Walking long distances was not uncommon.

“One staff member walked home during the week from West Philly. That was probably the furthest,” said Taylor Haynos, General Manager at The Franklin Fountain, an ice cream and soda store near the 2nd Street Station on the Market-Frankford Line.

The walk from the general area of the West Philadelphia neighborhood to the ice cream store in Old City is an estimated 4 and a half miles long and takes about one hour and 32 minutes, according to Google Maps. A significantly longer commute than the estimated 35-minute commute on SEPTA vehicles.

Other employees of Franklin Fountain, who did not walk, live even further away from work and got in a morning workout.

“Some of the guys in the morning took 10-mile bike rides to get here at 7 a.m. to open our shops,” said Haynos.

Infogram estimating how far some employees traveled to work during the SEPTA strike. Created by Stetson Miller.
Infogram estimating how far some employees traveled to work during the SEPTA strike. Created by Stetson Miller.

Expensive Uber rides were an unfortunate reality for others heading to work from long distances like those coming from Northeast Philadelphia. Several businesses like Franklin Fountain and Metropolitan Bakery absorbed their employees’ transit costs and reimbursed them.

Some who wanted to avoid paying nearly $30 for an Uber, a hefty price compared to the usual $1.80 cost of a token to take SEPTA, took matters into their own hands.

“One of our staff members,” said Haynos, “actually bought a bike last week during the strike, kind of, for that purpose to ride to and from work. That was unexpected… but I am happy he’s got it.”

It paid to live close to work during the strike. P.S. & Co., a vegan café and bakery near Rittenhouse Square and the Walnut-Locust Station on the Broad Street Line, has employees who generally live not too far from work and many bike to get their thus lessening the effect of the public transit strike. Others who live over an estimated 14 miles from work may have had to deal with expensive Uber rides.

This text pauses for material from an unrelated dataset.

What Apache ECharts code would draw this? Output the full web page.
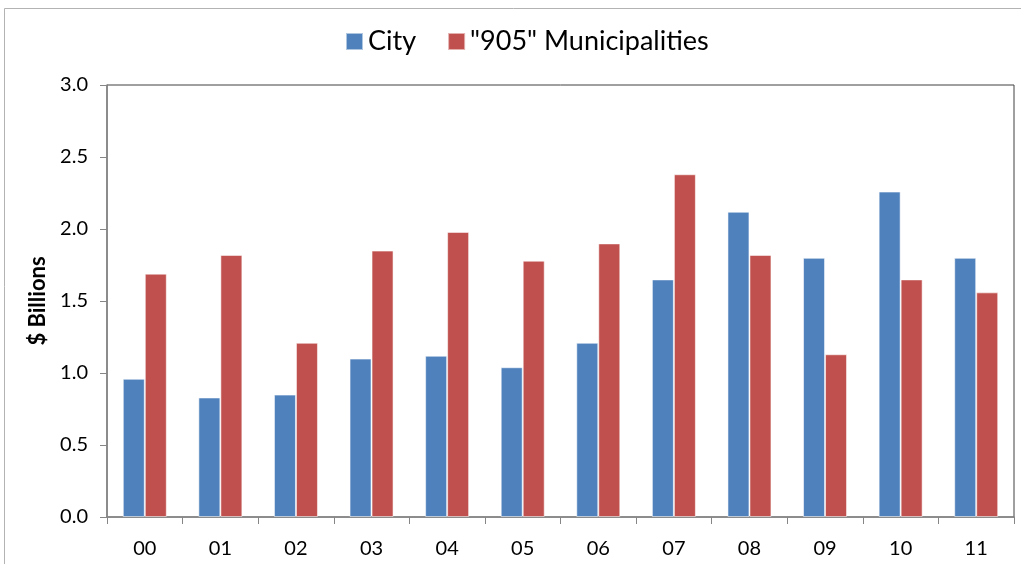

Business was difficult too during the week of the SEPTA transit strike. Businesses across Center City and North Philadelphia reported lower sales and losses.

Buffalo Exchange, a used clothing reseller on Chestnut Street and South 17th Street near City Hall Station on the Broad Street Line, reported that sales were down about $2000 below their goal. Blocks away at Snap Pizza on Sansom Street and South 15th Street, business was down by about 15 percent. And at the Barbour store, a jacket and coat store, on Walnut Street and South 16th Street, just steps away from the Walnut-Locust Street Station on the Broad Street Line, sales were down by an estimated 20 percent.

“It was pretty big. We definitely felt it,” said Mary Kate Maher, who works at Barbour. “We saw a lot less foot traffic.”

SEPTA has gone on strike often in Philadelphia. Over the past 11 years they have gone on strike four times: in 2005, 2009, 2014 and 2016. New York is the nearest major city to Philadelphia and it has only gone on strike once during that same period of time. The last strike that occurred there happened in 2005.

The Bureau of Labor Statistics noted in 1998, before the turn of the century, that there were seven other SEPTA strikes. The bureau’s report also stated that Local 234 of the Transport Workers Union, which represents the 5,000 workers on the trolleys, buses and subways, and SEPTA had a tumultuous bargaining history.

The effect of a SEPTA strike goes beyond being just an annoyance for the average person. It makes running a business even more difficult during a strike.

“It means you have another layer to deal with,” said Born.

The future for Born and others across the city likely will include another strike. Going forward, factoring in a strike could be a part of standard finances and planning for Philadelphia businesses.